* _Written request_: Extract the data exactly, missing nothing.
== Collected material ==
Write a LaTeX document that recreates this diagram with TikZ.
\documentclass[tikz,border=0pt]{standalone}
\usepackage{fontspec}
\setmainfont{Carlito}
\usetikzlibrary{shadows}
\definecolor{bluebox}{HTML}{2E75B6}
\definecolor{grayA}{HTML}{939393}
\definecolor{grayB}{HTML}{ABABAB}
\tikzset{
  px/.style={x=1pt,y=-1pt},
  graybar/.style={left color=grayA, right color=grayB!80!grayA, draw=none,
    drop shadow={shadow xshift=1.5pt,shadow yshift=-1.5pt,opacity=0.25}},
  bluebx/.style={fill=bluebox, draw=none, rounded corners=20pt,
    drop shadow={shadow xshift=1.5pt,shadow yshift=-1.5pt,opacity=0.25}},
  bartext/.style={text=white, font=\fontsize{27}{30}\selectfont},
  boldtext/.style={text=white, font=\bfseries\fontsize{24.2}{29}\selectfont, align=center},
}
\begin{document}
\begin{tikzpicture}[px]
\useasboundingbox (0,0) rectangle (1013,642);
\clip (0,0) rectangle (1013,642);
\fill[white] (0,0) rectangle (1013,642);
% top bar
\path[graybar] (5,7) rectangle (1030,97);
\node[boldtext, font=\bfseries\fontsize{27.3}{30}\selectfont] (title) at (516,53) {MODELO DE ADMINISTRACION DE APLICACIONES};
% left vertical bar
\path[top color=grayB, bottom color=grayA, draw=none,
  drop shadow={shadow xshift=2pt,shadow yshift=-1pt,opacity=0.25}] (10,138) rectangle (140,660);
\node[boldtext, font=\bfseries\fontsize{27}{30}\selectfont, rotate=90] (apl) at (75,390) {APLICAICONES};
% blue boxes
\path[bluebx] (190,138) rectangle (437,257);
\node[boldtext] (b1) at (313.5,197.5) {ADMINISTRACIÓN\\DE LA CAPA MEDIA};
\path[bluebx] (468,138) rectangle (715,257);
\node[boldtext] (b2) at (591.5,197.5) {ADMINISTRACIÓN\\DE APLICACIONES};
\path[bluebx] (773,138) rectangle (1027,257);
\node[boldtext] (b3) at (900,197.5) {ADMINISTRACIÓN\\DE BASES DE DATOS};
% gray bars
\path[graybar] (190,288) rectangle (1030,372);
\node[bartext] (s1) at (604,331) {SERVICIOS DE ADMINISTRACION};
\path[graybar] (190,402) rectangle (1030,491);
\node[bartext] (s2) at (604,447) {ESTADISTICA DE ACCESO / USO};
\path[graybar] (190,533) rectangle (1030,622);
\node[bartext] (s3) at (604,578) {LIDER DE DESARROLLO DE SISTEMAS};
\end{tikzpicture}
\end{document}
===
* _Task output_:
Write a LaTeX document that recreates this diagram with TikZ.
\documentclass[tikz,border=0pt]{standalone}
\usepackage{fontspec}
\setmainfont{Carlito}
\usetikzlibrary{shadows}
\definecolor{bluebox}{HTML}{2E75B6}
\definecolor{grayA}{HTML}{939393}
\definecolor{grayB}{HTML}{ABABAB}
\tikzset{
  px/.style={x=1pt,y=-1pt},
  graybar/.style={left color=grayA, right color=grayB!80!grayA, draw=none,
    drop shadow={shadow xshift=1.5pt,shadow yshift=-1.5pt,opacity=0.25}},
  bluebx/.style={fill=bluebox, draw=none, rounded corners=20pt,
    drop shadow={shadow xshift=1.5pt,shadow yshift=-1.5pt,opacity=0.25}},
  bartext/.style={text=white, font=\fontsize{27}{30}\selectfont},
  boldtext/.style={text=white, font=\bfseries\fontsize{24.2}{29}\selectfont, align=center},
}
\begin{document}
\begin{tikzpicture}[px]
\useasboundingbox (0,0) rectangle (1013,642);
\clip (0,0) rectangle (1013,642);
\fill[white] (0,0) rectangle (1013,642);
% top bar
\path[graybar] (5,7) rectangle (1030,97);
\node[boldtext, font=\bfseries\fontsize{27.3}{30}\selectfont] (title) at (516,53) {MODELO DE ADMINISTRACION DE APLICACIONES};
% left vertical bar
\path[top color=grayB, bottom color=grayA, draw=none,
  drop shadow={shadow xshift=2pt,shadow yshift=-1pt,opacity=0.25}] (10,138) rectangle (140,660);
\node[boldtext, font=\bfseries\fontsize{27}{30}\selectfont, rotate=90] (apl) at (75,390) {APLICAICONES};
% blue boxes
\path[bluebx] (190,138) rectangle (437,257);
\node[boldtext] (b1) at (313.5,197.5) {ADMINISTRACIÓN\\DE LA CAPA MEDIA};
\path[bluebx] (468,138) rectangle (715,257);
\node[boldtext] (b2) at (591.5,197.5) {ADMINISTRACIÓN\\DE APLICACIONES};
\path[bluebx] (773,138) rectangle (1027,257);
\node[boldtext] (b3) at (900,197.5) {ADMINISTRACIÓN\\DE BASES DE DATOS};
% gray bars
\path[graybar] (190,288) rectangle (1030,372);
\node[bartext] (s1) at (604,331) {SERVICIOS DE ADMINISTRACION};
\path[graybar] (190,402) rectangle (1030,491);
\node[bartext] (s2) at (604,447) {ESTADISTICA DE ACCESO / USO};
\path[graybar] (190,533) rectangle (1030,622);
\node[bartext] (s3) at (604,578) {LIDER DE DESARROLLO DE SISTEMAS};
\end{tikzpicture}
\end{document}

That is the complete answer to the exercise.